> Problem statement:
Exact reproduction of the data is required, with images excluded.

** START Given information **

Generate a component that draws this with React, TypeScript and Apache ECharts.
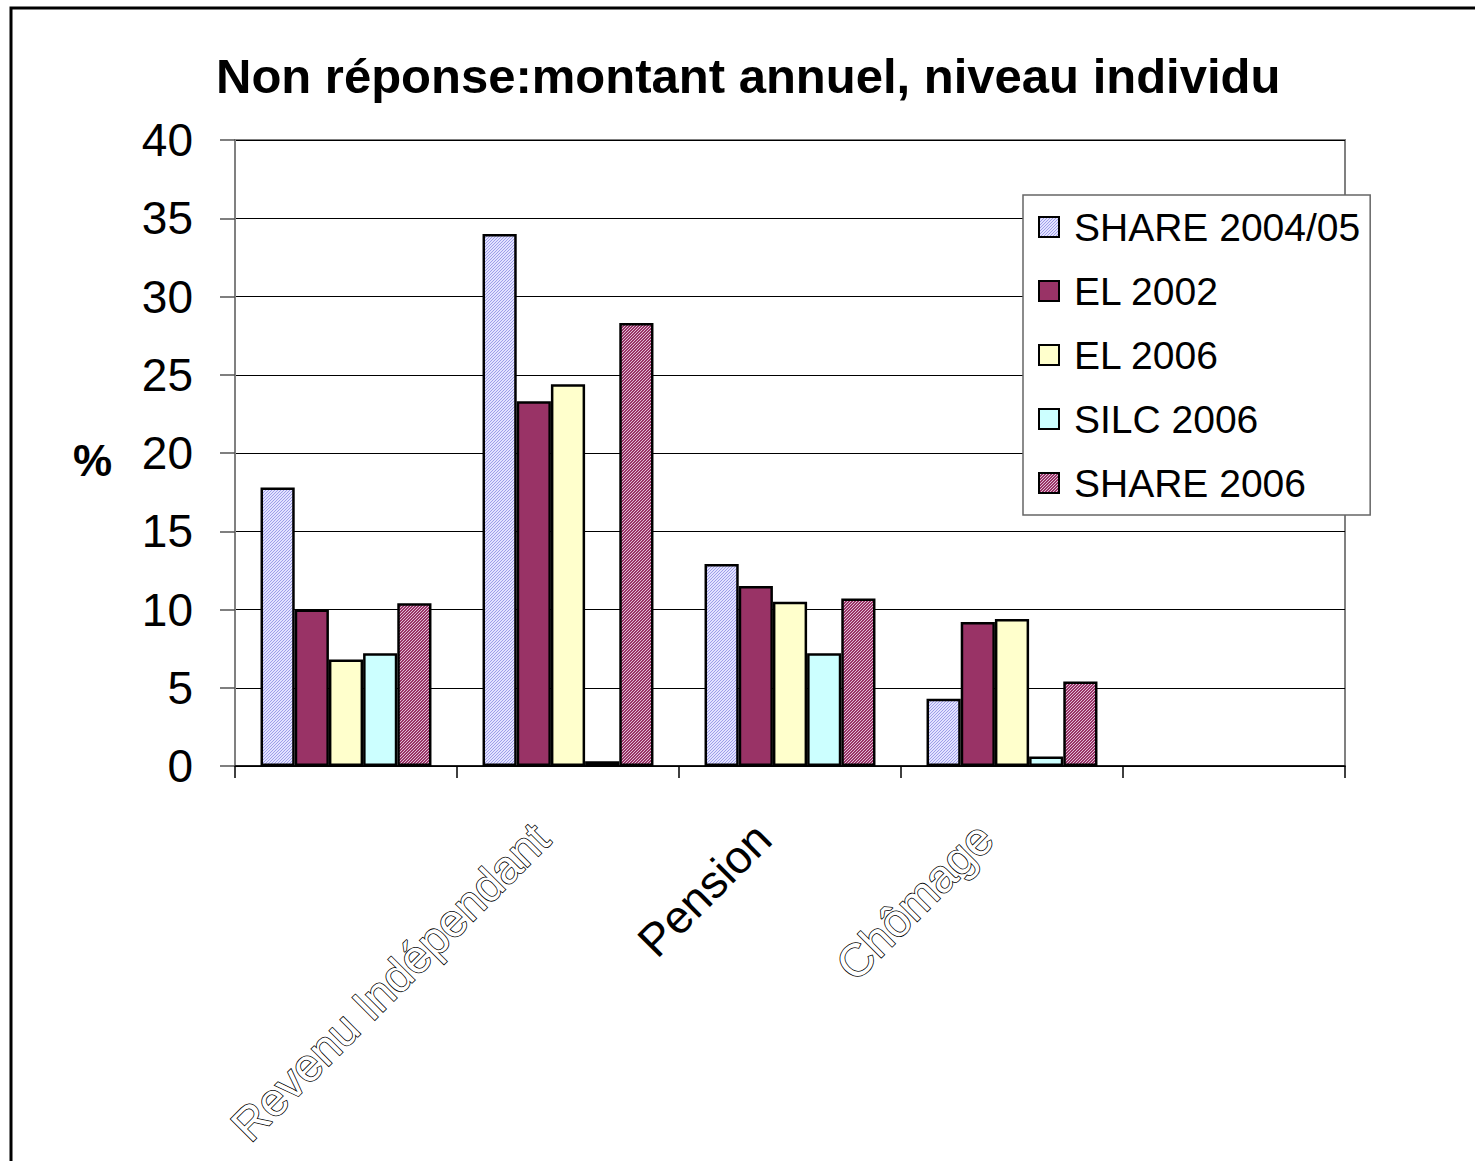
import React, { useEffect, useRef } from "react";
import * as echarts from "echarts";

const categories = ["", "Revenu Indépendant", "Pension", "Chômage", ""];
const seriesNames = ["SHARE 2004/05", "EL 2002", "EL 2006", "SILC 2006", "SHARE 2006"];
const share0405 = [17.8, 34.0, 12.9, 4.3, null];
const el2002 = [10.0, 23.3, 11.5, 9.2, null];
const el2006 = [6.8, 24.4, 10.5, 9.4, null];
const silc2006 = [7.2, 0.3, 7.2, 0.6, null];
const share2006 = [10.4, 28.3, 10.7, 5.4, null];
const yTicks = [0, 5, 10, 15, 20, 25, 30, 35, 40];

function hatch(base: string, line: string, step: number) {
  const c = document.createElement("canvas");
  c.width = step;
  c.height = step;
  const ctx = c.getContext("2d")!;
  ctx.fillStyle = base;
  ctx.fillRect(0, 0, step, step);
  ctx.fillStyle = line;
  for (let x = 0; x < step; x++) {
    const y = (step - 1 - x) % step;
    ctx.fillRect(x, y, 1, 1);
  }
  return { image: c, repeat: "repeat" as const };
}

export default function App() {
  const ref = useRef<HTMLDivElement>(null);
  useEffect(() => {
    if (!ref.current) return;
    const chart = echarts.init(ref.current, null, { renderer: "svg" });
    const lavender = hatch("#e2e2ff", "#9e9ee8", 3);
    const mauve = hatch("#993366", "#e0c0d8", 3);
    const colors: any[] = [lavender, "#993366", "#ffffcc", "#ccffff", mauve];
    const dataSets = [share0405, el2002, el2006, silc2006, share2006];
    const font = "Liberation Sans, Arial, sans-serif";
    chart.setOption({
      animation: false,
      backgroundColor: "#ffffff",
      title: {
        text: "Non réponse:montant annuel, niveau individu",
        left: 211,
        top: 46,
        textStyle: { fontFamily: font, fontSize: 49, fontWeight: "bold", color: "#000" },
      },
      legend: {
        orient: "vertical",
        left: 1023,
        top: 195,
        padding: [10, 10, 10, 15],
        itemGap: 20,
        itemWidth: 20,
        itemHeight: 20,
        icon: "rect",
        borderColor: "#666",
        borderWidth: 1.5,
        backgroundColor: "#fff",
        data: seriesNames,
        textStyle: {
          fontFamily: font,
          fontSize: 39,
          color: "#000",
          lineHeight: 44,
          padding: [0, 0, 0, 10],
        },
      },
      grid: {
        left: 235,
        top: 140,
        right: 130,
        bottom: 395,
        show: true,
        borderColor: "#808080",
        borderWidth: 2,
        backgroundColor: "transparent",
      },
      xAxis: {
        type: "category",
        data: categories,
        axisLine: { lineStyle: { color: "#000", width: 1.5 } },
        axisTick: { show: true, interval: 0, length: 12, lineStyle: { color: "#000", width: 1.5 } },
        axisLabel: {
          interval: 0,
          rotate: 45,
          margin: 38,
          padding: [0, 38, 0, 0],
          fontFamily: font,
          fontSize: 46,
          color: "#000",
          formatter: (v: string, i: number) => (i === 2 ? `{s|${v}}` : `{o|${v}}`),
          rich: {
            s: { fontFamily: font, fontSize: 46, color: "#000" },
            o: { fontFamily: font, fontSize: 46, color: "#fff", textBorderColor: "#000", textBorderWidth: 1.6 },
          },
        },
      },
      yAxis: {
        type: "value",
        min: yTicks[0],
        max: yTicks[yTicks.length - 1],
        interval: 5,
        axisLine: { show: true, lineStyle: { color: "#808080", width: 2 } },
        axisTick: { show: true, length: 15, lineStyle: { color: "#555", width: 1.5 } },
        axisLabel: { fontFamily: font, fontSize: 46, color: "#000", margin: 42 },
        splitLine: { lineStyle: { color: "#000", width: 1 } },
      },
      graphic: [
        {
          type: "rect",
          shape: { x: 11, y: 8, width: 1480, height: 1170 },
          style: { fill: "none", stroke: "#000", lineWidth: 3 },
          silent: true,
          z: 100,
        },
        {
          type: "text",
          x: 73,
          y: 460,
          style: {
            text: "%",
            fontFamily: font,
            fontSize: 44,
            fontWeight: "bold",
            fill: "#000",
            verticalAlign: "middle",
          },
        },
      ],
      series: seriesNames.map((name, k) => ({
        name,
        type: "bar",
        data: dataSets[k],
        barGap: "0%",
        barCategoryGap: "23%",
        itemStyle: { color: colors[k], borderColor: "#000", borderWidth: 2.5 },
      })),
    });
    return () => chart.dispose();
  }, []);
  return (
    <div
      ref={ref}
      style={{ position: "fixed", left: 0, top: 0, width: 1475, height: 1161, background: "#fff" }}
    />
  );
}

** END Given information **

> Answer to the task:
Generate a component that draws this with React, TypeScript and Apache ECharts.
import React, { useEffect, useRef } from "react";
import * as echarts from "echarts";

const categories = ["", "Revenu Indépendant", "Pension", "Chômage", ""];
const seriesNames = ["SHARE 2004/05", "EL 2002", "EL 2006", "SILC 2006", "SHARE 2006"];
const share0405 = [17.8, 34.0, 12.9, 4.3, null];
const el2002 = [10.0, 23.3, 11.5, 9.2, null];
const el2006 = [6.8, 24.4, 10.5, 9.4, null];
const silc2006 = [7.2, 0.3, 7.2, 0.6, null];
const share2006 = [10.4, 28.3, 10.7, 5.4, null];
const yTicks = [0, 5, 10, 15, 20, 25, 30, 35, 40];

function hatch(base: string, line: string, step: number) {
  const c = document.createElement("canvas");
  c.width = step;
  c.height = step;
  const ctx = c.getContext("2d")!;
  ctx.fillStyle = base;
  ctx.fillRect(0, 0, step, step);
  ctx.fillStyle = line;
  for (let x = 0; x < step; x++) {
    const y = (step - 1 - x) % step;
    ctx.fillRect(x, y, 1, 1);
  }
  return { image: c, repeat: "repeat" as const };
}

export default function App() {
  const ref = useRef<HTMLDivElement>(null);
  useEffect(() => {
    if (!ref.current) return;
    const chart = echarts.init(ref.current, null, { renderer: "svg" });
    const lavender = hatch("#e2e2ff", "#9e9ee8", 3);
    const mauve = hatch("#993366", "#e0c0d8", 3);
    const colors: any[] = [lavender, "#993366", "#ffffcc", "#ccffff", mauve];
    const dataSets = [share0405, el2002, el2006, silc2006, share2006];
    const font = "Liberation Sans, Arial, sans-serif";
    chart.setOption({
      animation: false,
      backgroundColor: "#ffffff",
      title: {
        text: "Non réponse:montant annuel, niveau individu",
        left: 211,
        top: 46,
        textStyle: { fontFamily: font, fontSize: 49, fontWeight: "bold", color: "#000" },
      },
      legend: {
        orient: "vertical",
        left: 1023,
        top: 195,
        padding: [10, 10, 10, 15],
        itemGap: 20,
        itemWidth: 20,
        itemHeight: 20,
        icon: "rect",
        borderColor: "#666",
        borderWidth: 1.5,
        backgroundColor: "#fff",
        data: seriesNames,
        textStyle: {
          fontFamily: font,
          fontSize: 39,
          color: "#000",
          lineHeight: 44,
          padding: [0, 0, 0, 10],
        },
      },
      grid: {
        left: 235,
        top: 140,
        right: 130,
        bottom: 395,
        show: true,
        borderColor: "#808080",
        borderWidth: 2,
        backgroundColor: "transparent",
      },
      xAxis: {
        type: "category",
        data: categories,
        axisLine: { lineStyle: { color: "#000", width: 1.5 } },
        axisTick: { show: true, interval: 0, length: 12, lineStyle: { color: "#000", width: 1.5 } },
        axisLabel: {
          interval: 0,
          rotate: 45,
          margin: 38,
          padding: [0, 38, 0, 0],
          fontFamily: font,
          fontSize: 46,
          color: "#000",
          formatter: (v: string, i: number) => (i === 2 ? `{s|${v}}` : `{o|${v}}`),
          rich: {
            s: { fontFamily: font, fontSize: 46, color: "#000" },
            o: { fontFamily: font, fontSize: 46, color: "#fff", textBorderColor: "#000", textBorderWidth: 1.6 },
          },
        },
      },
      yAxis: {
        type: "value",
        min: yTicks[0],
        max: yTicks[yTicks.length - 1],
        interval: 5,
        axisLine: { show: true, lineStyle: { color: "#808080", width: 2 } },
        axisTick: { show: true, length: 15, lineStyle: { color: "#555", width: 1.5 } },
        axisLabel: { fontFamily: font, fontSize: 46, color: "#000", margin: 42 },
        splitLine: { lineStyle: { color: "#000", width: 1 } },
      },
      graphic: [
        {
          type: "rect",
          shape: { x: 11, y: 8, width: 1480, height: 1170 },
          style: { fill: "none", stroke: "#000", lineWidth: 3 },
          silent: true,
          z: 100,
        },
        {
          type: "text",
          x: 73,
          y: 460,
          style: {
            text: "%",
            fontFamily: font,
            fontSize: 44,
            fontWeight: "bold",
            fill: "#000",
            verticalAlign: "middle",
          },
        },
      ],
      series: seriesNames.map((name, k) => ({
        name,
        type: "bar",
        data: dataSets[k],
        barGap: "0%",
        barCategoryGap: "23%",
        itemStyle: { color: colors[k], borderColor: "#000", borderWidth: 2.5 },
      })),
    });
    return () => chart.dispose();
  }, []);
  return (
    <div
      ref={ref}
      style={{ position: "fixed", left: 0, top: 0, width: 1475, height: 1161, background: "#fff" }}
    />
  );
}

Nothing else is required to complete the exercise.